→ What to work on
Up to and including the line that contains "controls (#3,#2) ..", repeat each line of the data exactly, starting from the first.

→ Material provided
◆ ◆ ◆

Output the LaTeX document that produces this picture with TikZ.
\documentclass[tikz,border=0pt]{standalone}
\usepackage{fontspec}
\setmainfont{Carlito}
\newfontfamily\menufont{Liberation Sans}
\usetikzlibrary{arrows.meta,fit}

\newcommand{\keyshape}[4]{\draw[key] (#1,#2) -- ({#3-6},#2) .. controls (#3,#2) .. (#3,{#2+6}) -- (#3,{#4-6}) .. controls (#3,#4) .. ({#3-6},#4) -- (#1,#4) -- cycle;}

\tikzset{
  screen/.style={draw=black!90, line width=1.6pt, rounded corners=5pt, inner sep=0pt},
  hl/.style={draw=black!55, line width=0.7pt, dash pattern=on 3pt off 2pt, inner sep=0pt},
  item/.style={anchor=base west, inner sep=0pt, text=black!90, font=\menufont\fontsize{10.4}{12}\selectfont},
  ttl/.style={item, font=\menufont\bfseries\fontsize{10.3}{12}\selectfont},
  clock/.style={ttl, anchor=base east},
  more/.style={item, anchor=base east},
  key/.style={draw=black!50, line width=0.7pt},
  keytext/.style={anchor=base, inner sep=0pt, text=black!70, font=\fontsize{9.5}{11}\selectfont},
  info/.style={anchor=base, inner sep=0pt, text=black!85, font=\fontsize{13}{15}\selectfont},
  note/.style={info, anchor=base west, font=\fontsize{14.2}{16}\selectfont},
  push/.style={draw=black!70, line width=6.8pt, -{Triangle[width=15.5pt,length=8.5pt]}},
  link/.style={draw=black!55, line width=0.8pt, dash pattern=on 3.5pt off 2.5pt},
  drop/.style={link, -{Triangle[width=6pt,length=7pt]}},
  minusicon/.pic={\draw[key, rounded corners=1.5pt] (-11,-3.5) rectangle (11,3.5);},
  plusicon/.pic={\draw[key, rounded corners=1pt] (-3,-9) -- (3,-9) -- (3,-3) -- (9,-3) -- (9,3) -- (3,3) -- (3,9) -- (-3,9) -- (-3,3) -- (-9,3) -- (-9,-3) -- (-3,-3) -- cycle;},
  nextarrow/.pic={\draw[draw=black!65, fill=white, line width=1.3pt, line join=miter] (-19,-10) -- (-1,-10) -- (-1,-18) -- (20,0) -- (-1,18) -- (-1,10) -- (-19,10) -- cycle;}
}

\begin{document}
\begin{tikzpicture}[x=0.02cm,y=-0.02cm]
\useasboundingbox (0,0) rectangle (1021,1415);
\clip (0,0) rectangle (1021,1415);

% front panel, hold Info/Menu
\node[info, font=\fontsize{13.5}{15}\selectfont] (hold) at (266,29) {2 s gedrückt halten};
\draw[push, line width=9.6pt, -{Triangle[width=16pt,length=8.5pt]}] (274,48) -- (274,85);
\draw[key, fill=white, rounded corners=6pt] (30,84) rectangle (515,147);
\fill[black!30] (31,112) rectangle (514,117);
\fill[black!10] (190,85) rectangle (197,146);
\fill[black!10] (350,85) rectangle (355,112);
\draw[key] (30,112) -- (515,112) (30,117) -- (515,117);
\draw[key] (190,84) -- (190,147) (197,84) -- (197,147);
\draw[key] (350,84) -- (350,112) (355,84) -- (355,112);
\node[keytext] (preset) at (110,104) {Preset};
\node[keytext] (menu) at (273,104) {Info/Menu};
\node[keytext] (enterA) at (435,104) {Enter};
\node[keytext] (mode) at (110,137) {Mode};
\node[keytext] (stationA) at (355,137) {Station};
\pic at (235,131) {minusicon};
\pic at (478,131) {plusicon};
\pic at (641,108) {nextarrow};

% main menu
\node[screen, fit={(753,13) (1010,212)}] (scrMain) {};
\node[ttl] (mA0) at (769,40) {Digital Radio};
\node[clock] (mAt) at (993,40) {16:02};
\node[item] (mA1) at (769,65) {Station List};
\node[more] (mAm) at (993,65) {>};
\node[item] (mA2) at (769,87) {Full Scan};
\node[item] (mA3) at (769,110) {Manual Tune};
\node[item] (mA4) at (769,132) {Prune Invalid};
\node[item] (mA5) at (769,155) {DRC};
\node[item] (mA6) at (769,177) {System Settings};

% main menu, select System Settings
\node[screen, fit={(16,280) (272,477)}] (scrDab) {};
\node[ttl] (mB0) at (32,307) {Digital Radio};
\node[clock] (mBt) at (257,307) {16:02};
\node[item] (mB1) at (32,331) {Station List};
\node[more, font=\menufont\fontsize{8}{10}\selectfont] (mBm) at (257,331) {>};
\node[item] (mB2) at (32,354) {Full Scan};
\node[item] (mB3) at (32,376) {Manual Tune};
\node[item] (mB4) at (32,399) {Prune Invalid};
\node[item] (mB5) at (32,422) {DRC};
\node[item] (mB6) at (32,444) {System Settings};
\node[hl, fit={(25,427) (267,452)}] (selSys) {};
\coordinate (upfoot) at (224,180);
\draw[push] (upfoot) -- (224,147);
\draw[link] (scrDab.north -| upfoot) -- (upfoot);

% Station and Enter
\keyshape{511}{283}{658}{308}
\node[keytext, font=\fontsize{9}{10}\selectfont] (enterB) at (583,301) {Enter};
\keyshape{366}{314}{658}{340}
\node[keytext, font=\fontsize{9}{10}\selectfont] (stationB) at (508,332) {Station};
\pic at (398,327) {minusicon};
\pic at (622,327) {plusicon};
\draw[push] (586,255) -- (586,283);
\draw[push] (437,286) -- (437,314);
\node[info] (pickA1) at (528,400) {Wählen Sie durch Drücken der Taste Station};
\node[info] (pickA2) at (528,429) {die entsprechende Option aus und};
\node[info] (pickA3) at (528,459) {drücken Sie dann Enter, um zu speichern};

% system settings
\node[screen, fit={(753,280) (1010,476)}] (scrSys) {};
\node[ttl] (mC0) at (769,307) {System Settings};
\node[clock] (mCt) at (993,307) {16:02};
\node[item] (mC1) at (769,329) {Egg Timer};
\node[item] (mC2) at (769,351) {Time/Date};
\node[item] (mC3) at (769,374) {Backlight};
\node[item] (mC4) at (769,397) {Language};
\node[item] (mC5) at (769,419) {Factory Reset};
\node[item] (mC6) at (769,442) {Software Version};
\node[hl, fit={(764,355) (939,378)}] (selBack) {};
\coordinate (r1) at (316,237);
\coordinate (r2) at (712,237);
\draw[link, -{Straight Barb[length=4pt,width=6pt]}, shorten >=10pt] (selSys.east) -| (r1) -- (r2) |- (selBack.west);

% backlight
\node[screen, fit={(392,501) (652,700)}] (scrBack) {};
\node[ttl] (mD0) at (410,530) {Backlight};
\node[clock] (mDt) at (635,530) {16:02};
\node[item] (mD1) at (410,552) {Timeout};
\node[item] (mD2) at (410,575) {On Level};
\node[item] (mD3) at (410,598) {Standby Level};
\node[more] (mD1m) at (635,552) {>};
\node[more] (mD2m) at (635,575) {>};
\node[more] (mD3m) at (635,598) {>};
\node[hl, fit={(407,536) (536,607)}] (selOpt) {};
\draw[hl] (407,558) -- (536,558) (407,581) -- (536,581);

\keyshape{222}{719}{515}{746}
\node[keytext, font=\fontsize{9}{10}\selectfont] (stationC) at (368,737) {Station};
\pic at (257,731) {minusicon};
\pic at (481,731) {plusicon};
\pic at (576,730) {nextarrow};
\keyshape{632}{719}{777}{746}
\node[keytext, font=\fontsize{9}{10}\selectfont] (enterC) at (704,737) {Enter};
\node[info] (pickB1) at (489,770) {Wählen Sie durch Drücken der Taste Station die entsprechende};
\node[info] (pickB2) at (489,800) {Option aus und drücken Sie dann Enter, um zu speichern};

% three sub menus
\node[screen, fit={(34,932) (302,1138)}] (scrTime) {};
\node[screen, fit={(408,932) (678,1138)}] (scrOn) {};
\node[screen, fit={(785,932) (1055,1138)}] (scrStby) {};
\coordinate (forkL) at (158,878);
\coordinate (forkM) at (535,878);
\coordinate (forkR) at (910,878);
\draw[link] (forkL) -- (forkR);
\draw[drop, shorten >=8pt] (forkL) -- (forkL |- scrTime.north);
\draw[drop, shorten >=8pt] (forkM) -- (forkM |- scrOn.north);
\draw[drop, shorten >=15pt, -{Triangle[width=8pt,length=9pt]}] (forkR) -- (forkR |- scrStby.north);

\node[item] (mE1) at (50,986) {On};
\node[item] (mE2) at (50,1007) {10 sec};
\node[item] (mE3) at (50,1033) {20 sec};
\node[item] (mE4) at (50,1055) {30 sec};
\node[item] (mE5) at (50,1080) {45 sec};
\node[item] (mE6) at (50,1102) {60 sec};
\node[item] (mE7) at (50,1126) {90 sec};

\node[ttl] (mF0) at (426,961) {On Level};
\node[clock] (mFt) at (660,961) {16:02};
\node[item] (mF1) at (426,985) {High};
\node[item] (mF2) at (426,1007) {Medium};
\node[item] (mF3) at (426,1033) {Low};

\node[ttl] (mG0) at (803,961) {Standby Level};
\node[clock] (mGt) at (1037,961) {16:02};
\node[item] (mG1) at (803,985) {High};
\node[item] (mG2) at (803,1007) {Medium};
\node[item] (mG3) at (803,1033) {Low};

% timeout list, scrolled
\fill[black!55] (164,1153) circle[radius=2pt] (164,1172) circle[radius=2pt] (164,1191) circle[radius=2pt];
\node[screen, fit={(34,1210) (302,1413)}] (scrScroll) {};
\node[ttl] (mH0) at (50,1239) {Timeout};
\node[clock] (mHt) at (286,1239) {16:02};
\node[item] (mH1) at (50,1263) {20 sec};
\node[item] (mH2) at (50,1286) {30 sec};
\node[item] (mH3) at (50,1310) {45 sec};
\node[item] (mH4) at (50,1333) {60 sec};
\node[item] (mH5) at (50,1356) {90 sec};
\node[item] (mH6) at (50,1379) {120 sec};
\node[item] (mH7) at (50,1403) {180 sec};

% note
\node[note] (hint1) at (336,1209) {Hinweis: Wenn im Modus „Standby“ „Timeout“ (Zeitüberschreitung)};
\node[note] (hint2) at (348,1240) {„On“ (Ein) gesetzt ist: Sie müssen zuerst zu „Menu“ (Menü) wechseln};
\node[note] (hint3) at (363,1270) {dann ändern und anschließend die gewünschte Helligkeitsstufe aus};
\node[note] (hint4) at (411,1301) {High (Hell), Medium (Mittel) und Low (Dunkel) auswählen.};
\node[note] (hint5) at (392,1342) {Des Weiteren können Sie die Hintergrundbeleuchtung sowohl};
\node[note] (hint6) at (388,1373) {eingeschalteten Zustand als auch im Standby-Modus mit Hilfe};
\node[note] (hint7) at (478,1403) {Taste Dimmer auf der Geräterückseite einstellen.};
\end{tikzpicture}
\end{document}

◆ ◆ ◆

→ Response
Output the LaTeX document that produces this picture with TikZ.
\documentclass[tikz,border=0pt]{standalone}
\usepackage{fontspec}
\setmainfont{Carlito}
\newfontfamily\menufont{Liberation Sans}
\usetikzlibrary{arrows.meta,fit}

\newcommand{\keyshape}[4]{\draw[key] (#1,#2) -- ({#3-6},#2) .. controls (#3,#2) .. (#3,{#2+6}) -- (#3,{#4-6}) .. controls (#3,#4) .. ({#3-6},#4) -- (#1,#4) -- cycle;}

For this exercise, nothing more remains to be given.